From nature, to love of family, to masculinity, gender roles, sexuality and again, the human body, everything is treated as something both serious and important, but also with great humour. How does humour factor into your exploration of these bigger ideas?
A number of times characters say things such as “The truest things in life are the most hilarious.” What is comic doesn’t fit neatly into a pattern, and the characters in the book learn to rejoice in disorder.
I used humour also for technical reasons. I attempted to write at a high emotional pitch–the characters move from crisis to crisis—and use humour to make the content accessible. In my first draft there was very little humour and I felt the book was in danger of dissolving into romantic goo. In works with an obsessive tone (believe it or not, Wuthering Heights was an influence on this novel), the extreme emotionalism is held in check by distancing elements. Wuthering Heights has a series of rigid, interlocking narratives. The Lava in My Bones has these interlocking narratives and I included humour to counterbalance and frame the emotional extremity. You can get away with anything if it’s funny. I mock a lot of things (evangelical Christianity, urban gay culture, psychiatry) and the humour isn’t meant to distance the reader from the characters’ compulsions but rather, to make these experiences more palatable and hopefully bring the reader closer to the characters’ inner worlds. I think John Waters once said that the most meaningful scenes in his films were the funniest ones. Sometimes humour says more than earnestness.

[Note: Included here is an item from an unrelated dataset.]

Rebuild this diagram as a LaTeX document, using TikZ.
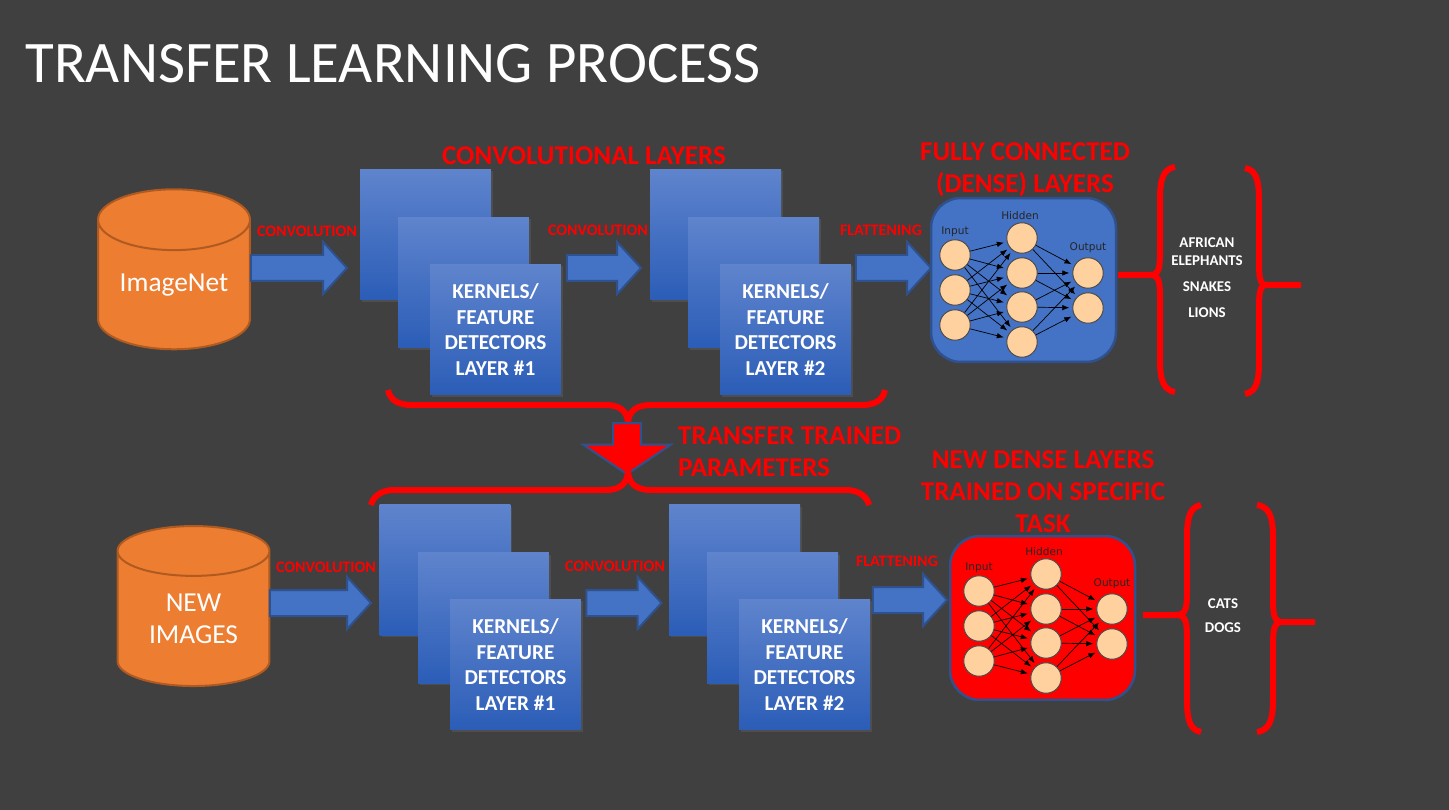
\documentclass[tikz,border=0pt]{standalone}
\usepackage{fontspec}
\setmainfont{Carlito}
\newfontfamily\netfont{DejaVu Sans}
\usetikzlibrary{shapes.geometric,shapes.arrows,shadows,arrows.meta}

\definecolor{slide}{HTML}{404040}
\definecolor{barrel}{HTML}{ED7D31}
\definecolor{barrelline}{HTML}{AE5A21}
\definecolor{ppblue}{HTML}{4472C4}
\definecolor{ppline}{HTML}{2F528F}
\definecolor{boxtop}{HTML}{5F84CD}
\definecolor{boxbottom}{HTML}{2B5DB7}
\definecolor{neuron}{HTML}{FFD19E}

\tikzset{
  barrelnode/.style={draw=barrelline,line width=.04cm,fill=barrel,shape=cylinder,shape border rotate=90,aspect=.56,
    minimum height=3.2cm,minimum width=3.04cm,inner sep=0pt,outer sep=0pt,text=white,align=center,
    font=\fontsize{15.6}{18.5}\selectfont},
  layerbox/.style={minimum size=2.62cm,inner sep=0pt,top color=boxtop,bottom color=boxbottom,
    drop shadow={shadow xshift=.04cm,shadow yshift=-.04cm,opacity=.22},text=white,align=center,
    font=\bfseries\fontsize{12.1}{14.5}\selectfont},
  blockarrow/.style={single arrow,draw=ppline,line width=.04cm,fill=ppblue,text height=.48cm,text depth=0pt,single arrow head extend=.26cm,
    single arrow tip angle=95,inner sep=0pt,outer sep=0pt},
  redhead/.style={red,font=\bfseries\fontsize{15.4}{18.2}\selectfont,align=center},
  redsmall/.style={red,font=\bfseries\fontsize{9.1}{10}\selectfont},
  listtext/.style={white,font=\bfseries\fontsize{8.5}{10}\selectfont},
  densebox/.style={draw=ppline,line width=.05cm,rounded corners=.6cm,minimum width=3.7cm,minimum height=3.28cm},
  cell/.style={circle,draw=black!70,fill=neuron,minimum size=.61cm,inner sep=0pt,line width=.02cm},
  netlabel/.style={font=\netfont\fontsize{6}{7}\selectfont,text=black!85},
  netedge/.style={-{Latex[length=.14cm,width=.11cm]},black,line width=.014cm,shorten >=.06cm},
  bigbrace/.style={red,line width=.12cm},
}

% #1 tip x, #2 spine x, #3 cusp x, #4 tail x, #5 top, #6 middle, #7 bottom
\newcommand{\curlybrace}[7]{
  \draw[bigbrace] (#1,#5) .. controls (#2,#5+2) and (#2,#5+20) .. (#2,#5+35) -- (#2,#6-28)
    .. controls (#2,#6-8) and (#2,#6) .. (#3,#6) -- (#4,#6);
  \draw[bigbrace] (#1,#7) .. controls (#2,#7-2) and (#2,#7-20) .. (#2,#7-35) -- (#2,#6+28)
    .. controls (#2,#6+8) and (#2,#6) .. (#3,#6);
}

% the small network, drawn around its own coordinates
\newcommand{\smallnet}{
  \foreach \n/\y in {1/255,2/290,3/325} \node[cell] (in\n) at (955,\y) {};
  \foreach \n/\y in {1/238,2/273,3/307,4/342} \node[cell] (hid\n) at (1022,\y) {};
  \foreach \n/\y in {1/273,2/308} \node[cell] (out\n) at (1088,\y) {};
  \node[netlabel] (inputlab) at (955,232) {Input};
  \node[netlabel] (hiddenlab) at (1020,215.5) {Hidden};
  \node[netlabel] (outputlab) at (1088,248) {Output};
  \foreach \a in {1,2,3} \foreach \b in {1,2,3,4} \draw[netedge] (in\a) -- (hid\b);
  \foreach \a in {1,2,3,4} \foreach \b in {1,2} \draw[netedge] (hid\a) -- (out\b);
}

\begin{document}
\begin{tikzpicture}[x=.02cm,y=-.02cm]
\useasboundingbox (0,0) rectangle (1449,810);
\fill[slide] (0,0) rectangle (1449,810);

\node[anchor=west,white,inner sep=0pt,font=\fontsize{33.5}{38}\selectfont] (title) at (25,63.5) {TRANSFER LEARNING PROCESS};

% upper row
\node[barrelnode] (imagenet) at (174,285) {\raisebox{-1pt}{ImageNet}};
\node[blockarrow,minimum height=1.92cm] (arrA) at (293,268) {};
\node[layerbox] (boxA) at (425.5,234.5) {};
\node[layerbox] (boxB) at (463.5,282.5) {};
\node[layerbox] (boxC) at (495.5,329.5) {KERNELS/\\FEATURE\\DETECTORS\\LAYER \#1};
\node[blockarrow,minimum height=1.48cm] (arrB) at (598,268) {};
\node[layerbox] (boxD) at (715.5,234.5) {};
\node[layerbox] (boxE) at (753.5,282.5) {};
\node[layerbox] (boxF) at (785.5,329.5) {KERNELS/\\FEATURE\\DETECTORS\\LAYER \#2};
\node[blockarrow,minimum height=1.5cm] (arrC) at (887.5,268) {};
\node[densebox,fill=ppblue] (dense) at (1023.5,280) {};
\smallnet
\curlybrace{1175}{1160}{1150}{1118}{167}{275}{392}
\curlybrace{1245}{1259}{1267}{1301}{168}{285}{394}

\node[redhead] (convlab) at (584,156) {CONVOLUTIONAL LAYERS};
\node[redhead] (fulllab) at (1025,170) {FULLY CONNECTED\\(DENSE) LAYERS};
\node[redsmall] (convA) at (307,231) {CONVOLUTION};
\node[redsmall] (convB) at (598,230) {CONVOLUTION};
\node[redsmall] (flatA) at (881,230) {FLATTENING};
\node[listtext] (african) at (1207,243) {AFRICAN};
\node[listtext] (elephants) at (1207,261) {ELEPHANTS};
\node[listtext] (snakes) at (1207,287) {SNAKES};
\node[listtext] (lions) at (1207,313) {LIONS};

% transfer
\draw[bigbrace] (388,390) .. controls (390,400) and (398,405) .. (412,405) -- (606,405)
  .. controls (618,405) and (628,410) .. (628,424);
\draw[bigbrace] (885,390) .. controls (883,400) and (875,405) .. (862,405) -- (651,405)
  .. controls (638,405) and (628,410) .. (628,424);
\node[single arrow,rotate=-90,draw=ppline,line width=.04cm,fill=red,minimum height=1.02cm,text height=.52cm,text depth=0pt,
  single arrow head extend=.6cm,single arrow tip angle=112,inner sep=0pt,outer sep=0pt] (down) at (627,444) {};
\draw[bigbrace] (371,505) .. controls (373,496) and (382,490) .. (394,490) -- (606,490)
  .. controls (618,490) and (628,485) .. (628,470);
\draw[bigbrace] (869,505) .. controls (867,496) and (858,490) .. (846,490) -- (651,490)
  .. controls (638,490) and (628,485) .. (628,470);
\node[redhead,anchor=west,align=left] (transferlab) at (672,452) {TRANSFER TRAINED\\PARAMETERS};

% lower row
\node[barrelnode] (newimg) at (193.5,619) {NEW\\IMAGES};
\node[blockarrow,minimum height=2.02cm] (arrD) at (314.5,603) {};
\node[layerbox] (boxG) at (445,570) {};
\node[layerbox] (boxH) at (483.5,618) {};
\node[layerbox] (boxI) at (515.5,664.5) {KERNELS/\\FEATURE\\DETECTORS\\LAYER \#1};
\node[blockarrow,minimum height=1.5cm] (arrE) at (618,603) {};
\node[layerbox] (boxJ) at (734.5,570) {};
\node[layerbox] (boxK) at (772.5,618) {};
\node[layerbox] (boxL) at (804.5,664.5) {KERNELS/\\FEATURE\\DETECTORS\\LAYER \#2};
\node[blockarrow,minimum height=1.48cm] (arrF) at (904,600) {};
\node[densebox,fill=red] (newdense) at (1042.5,618) {};
\begin{scope}[shift={(24,336)},name prefix=new]
\smallnet
\end{scope}
\curlybrace{1201}{1187}{1176}{1143}{505}{615}{732}
\curlybrace{1257}{1273}{1283}{1315}{505}{622}{732}

\node[redhead] (newlab) at (1043,492) {NEW DENSE LAYERS\\TRAINED ON SPECIFIC\\TASK};
\node[redsmall] (convC) at (326,567) {CONVOLUTION};
\node[redsmall] (convD) at (615,566) {CONVOLUTION};
\node[redsmall] (flatB) at (897,561) {FLATTENING};
\node[listtext] (cats) at (1223,604) {CATS};
\node[listtext] (dogs) at (1223,628) {DOGS};
\end{tikzpicture}
\end{document}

The characters struggle with societal issues, masculinity, heteronormative ideals, adolescent female oppression, religion, sexuality, gender identity, and as a result of these, sometimes strange hardships experience or induce transformations. Can you describe what you wanted to explore about identity?
In The Lava in My Bones, gender, sexual orientation, nationality, all these markers of identity are presented as artificial forms we use to define and control the constant flow and flux of something underneath—nature maybe? Beneath everything there’s a kind of surging energy and our identities as we know them are fragile constructions that are laid over top. Identities are unstable and always in danger of collapsing and being obliterated. But this instability in our selves is something positive. The characters who resist and try to define themselves too tightly end up having the most difficulties. When Sue finally accepts that she will spend of the rest of her life having sex with hordes of buzzing bees, she begins to grow as a person. When Franz breaks out of his obsessions with the insipid accouterments of masculinity, he is able to love another person. Any identity defined too tightly, with no sense of flux, strangles itself in the end.
And of course, after this, what’s next for you? What project will occupy your time?
I’m working on two projects at the same time. I find doing multiple projects, especially contrasting ones, stimulates creativity. Both books are totally different from The Lava in My Bones. One is a realistic novel about a Canadian man living in Berlin during and after the fall of the Berlin Wall. I lived in Berlin in 1989, and the book isn’t creative non-fiction but of course I make use of some of my experiences there. The other book is a novel about a concert pianist, music and artistic loss. My first book, The Sound of All Flesh, a collection of short stories published in 2005, was largely about music, so with this other novel, I’m returning to that subject.